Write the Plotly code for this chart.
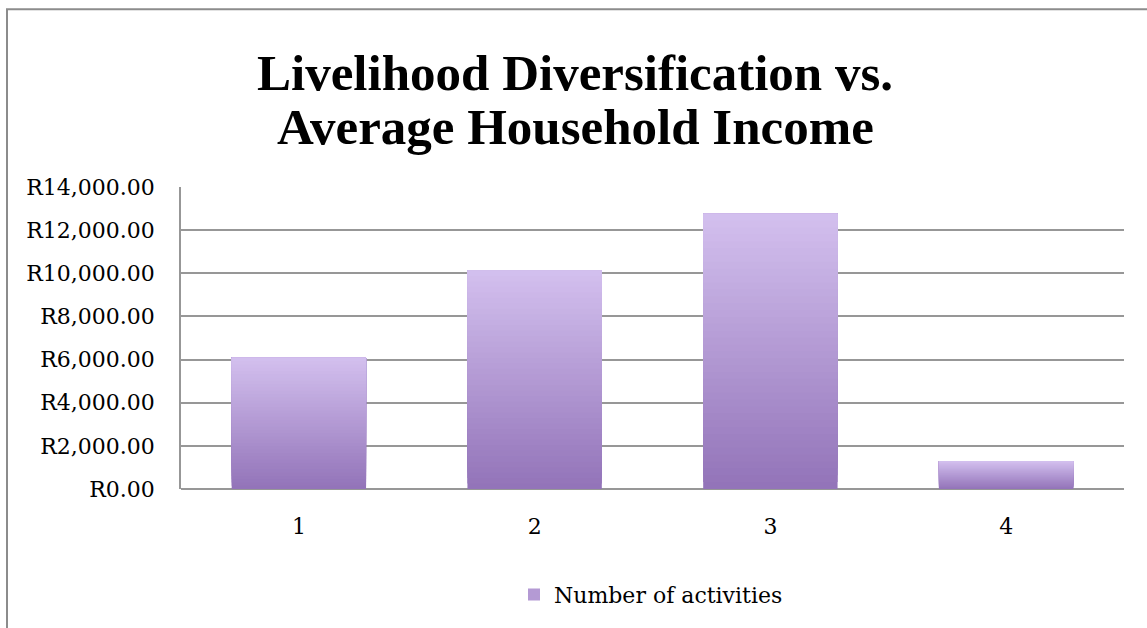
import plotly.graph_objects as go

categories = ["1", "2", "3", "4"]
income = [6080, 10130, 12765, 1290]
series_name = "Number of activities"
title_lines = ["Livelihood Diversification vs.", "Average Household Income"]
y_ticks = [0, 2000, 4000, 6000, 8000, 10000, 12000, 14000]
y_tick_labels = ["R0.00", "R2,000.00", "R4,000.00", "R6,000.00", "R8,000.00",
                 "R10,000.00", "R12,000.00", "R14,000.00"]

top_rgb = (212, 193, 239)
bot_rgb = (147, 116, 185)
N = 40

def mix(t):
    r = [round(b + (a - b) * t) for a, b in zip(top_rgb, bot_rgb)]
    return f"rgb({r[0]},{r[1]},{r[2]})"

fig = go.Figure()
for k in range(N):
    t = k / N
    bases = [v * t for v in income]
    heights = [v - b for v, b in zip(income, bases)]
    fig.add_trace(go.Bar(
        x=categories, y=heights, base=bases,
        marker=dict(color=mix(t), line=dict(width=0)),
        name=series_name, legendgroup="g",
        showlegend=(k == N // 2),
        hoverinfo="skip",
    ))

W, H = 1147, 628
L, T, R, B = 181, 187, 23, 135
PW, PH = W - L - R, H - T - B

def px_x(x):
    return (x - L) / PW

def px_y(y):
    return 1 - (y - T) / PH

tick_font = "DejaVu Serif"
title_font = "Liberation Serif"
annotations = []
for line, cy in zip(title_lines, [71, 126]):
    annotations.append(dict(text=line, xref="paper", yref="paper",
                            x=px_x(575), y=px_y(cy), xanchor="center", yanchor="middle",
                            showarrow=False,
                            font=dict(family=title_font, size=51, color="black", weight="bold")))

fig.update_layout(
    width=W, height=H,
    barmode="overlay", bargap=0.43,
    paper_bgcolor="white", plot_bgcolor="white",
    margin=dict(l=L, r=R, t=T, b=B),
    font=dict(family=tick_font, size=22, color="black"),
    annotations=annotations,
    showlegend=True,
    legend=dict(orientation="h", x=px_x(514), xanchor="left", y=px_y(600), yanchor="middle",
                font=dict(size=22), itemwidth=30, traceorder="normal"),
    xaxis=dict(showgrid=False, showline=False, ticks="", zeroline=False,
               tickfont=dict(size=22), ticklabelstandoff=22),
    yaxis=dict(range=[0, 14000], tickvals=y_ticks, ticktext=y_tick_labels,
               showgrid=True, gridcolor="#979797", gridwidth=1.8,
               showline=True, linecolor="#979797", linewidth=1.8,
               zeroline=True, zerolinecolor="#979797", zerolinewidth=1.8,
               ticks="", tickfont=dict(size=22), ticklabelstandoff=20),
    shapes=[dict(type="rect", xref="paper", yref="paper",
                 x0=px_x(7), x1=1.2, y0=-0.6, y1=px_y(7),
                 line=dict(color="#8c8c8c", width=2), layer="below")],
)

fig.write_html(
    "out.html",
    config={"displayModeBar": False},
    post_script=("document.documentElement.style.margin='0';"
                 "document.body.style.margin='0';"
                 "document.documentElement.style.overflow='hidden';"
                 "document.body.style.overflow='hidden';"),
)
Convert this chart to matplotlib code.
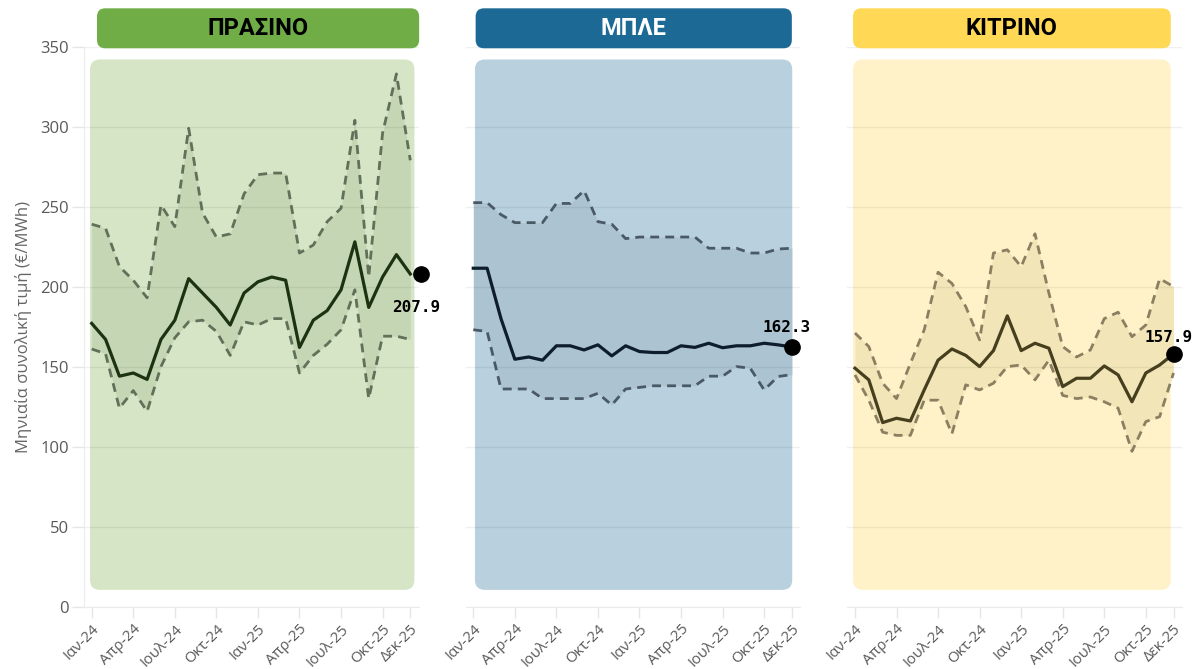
++++++++++++++++++++
▸ Do this
Transcribe all the data word for word; the images stay out.

▸ Exercise answer
Write the Plotly code for this chart.
import plotly.graph_objects as go

categories = ["1", "2", "3", "4"]
income = [6080, 10130, 12765, 1290]
series_name = "Number of activities"
title_lines = ["Livelihood Diversification vs.", "Average Household Income"]
y_ticks = [0, 2000, 4000, 6000, 8000, 10000, 12000, 14000]
y_tick_labels = ["R0.00", "R2,000.00", "R4,000.00", "R6,000.00", "R8,000.00",
                 "R10,000.00", "R12,000.00", "R14,000.00"]

top_rgb = (212, 193, 239)
bot_rgb = (147, 116, 185)
N = 40

def mix(t):
    r = [round(b + (a - b) * t) for a, b in zip(top_rgb, bot_rgb)]
    return f"rgb({r[0]},{r[1]},{r[2]})"

fig = go.Figure()
for k in range(N):
    t = k / N
    bases = [v * t for v in income]
    heights = [v - b for v, b in zip(income, bases)]
    fig.add_trace(go.Bar(
        x=categories, y=heights, base=bases,
        marker=dict(color=mix(t), line=dict(width=0)),
        name=series_name, legendgroup="g",
        showlegend=(k == N // 2),
        hoverinfo="skip",
    ))

W, H = 1147, 628
L, T, R, B = 181, 187, 23, 135
PW, PH = W - L - R, H - T - B

def px_x(x):
    return (x - L) / PW

def px_y(y):
    return 1 - (y - T) / PH

tick_font = "DejaVu Serif"
title_font = "Liberation Serif"
annotations = []
for line, cy in zip(title_lines, [71, 126]):
    annotations.append(dict(text=line, xref="paper", yref="paper",
                            x=px_x(575), y=px_y(cy), xanchor="center", yanchor="middle",
                            showarrow=False,
                            font=dict(family=title_font, size=51, color="black", weight="bold")))

fig.update_layout(
    width=W, height=H,
    barmode="overlay", bargap=0.43,
    paper_bgcolor="white", plot_bgcolor="white",
    margin=dict(l=L, r=R, t=T, b=B),
    font=dict(family=tick_font, size=22, color="black"),
    annotations=annotations,
    showlegend=True,
    legend=dict(orientation="h", x=px_x(514), xanchor="left", y=px_y(600), yanchor="middle",
                font=dict(size=22), itemwidth=30, traceorder="normal"),
    xaxis=dict(showgrid=False, showline=False, ticks="", zeroline=False,
               tickfont=dict(size=22), ticklabelstandoff=22),
    yaxis=dict(range=[0, 14000], tickvals=y_ticks, ticktext=y_tick_labels,
               showgrid=True, gridcolor="#979797", gridwidth=1.8,
               showline=True, linecolor="#979797", linewidth=1.8,
               zeroline=True, zerolinecolor="#979797", zerolinewidth=1.8,
               ticks="", tickfont=dict(size=22), ticklabelstandoff=20),
    shapes=[dict(type="rect", xref="paper", yref="paper",
                 x0=px_x(7), x1=1.2, y0=-0.6, y1=px_y(7),
                 line=dict(color="#8c8c8c", width=2), layer="below")],
)

fig.write_html(
    "out.html",
    config={"displayModeBar": False},
    post_script=("document.documentElement.style.margin='0';"
                 "document.body.style.margin='0';"
                 "document.documentElement.style.overflow='hidden';"
                 "document.body.style.overflow='hidden';"),
)
Convert this chart to matplotlib code.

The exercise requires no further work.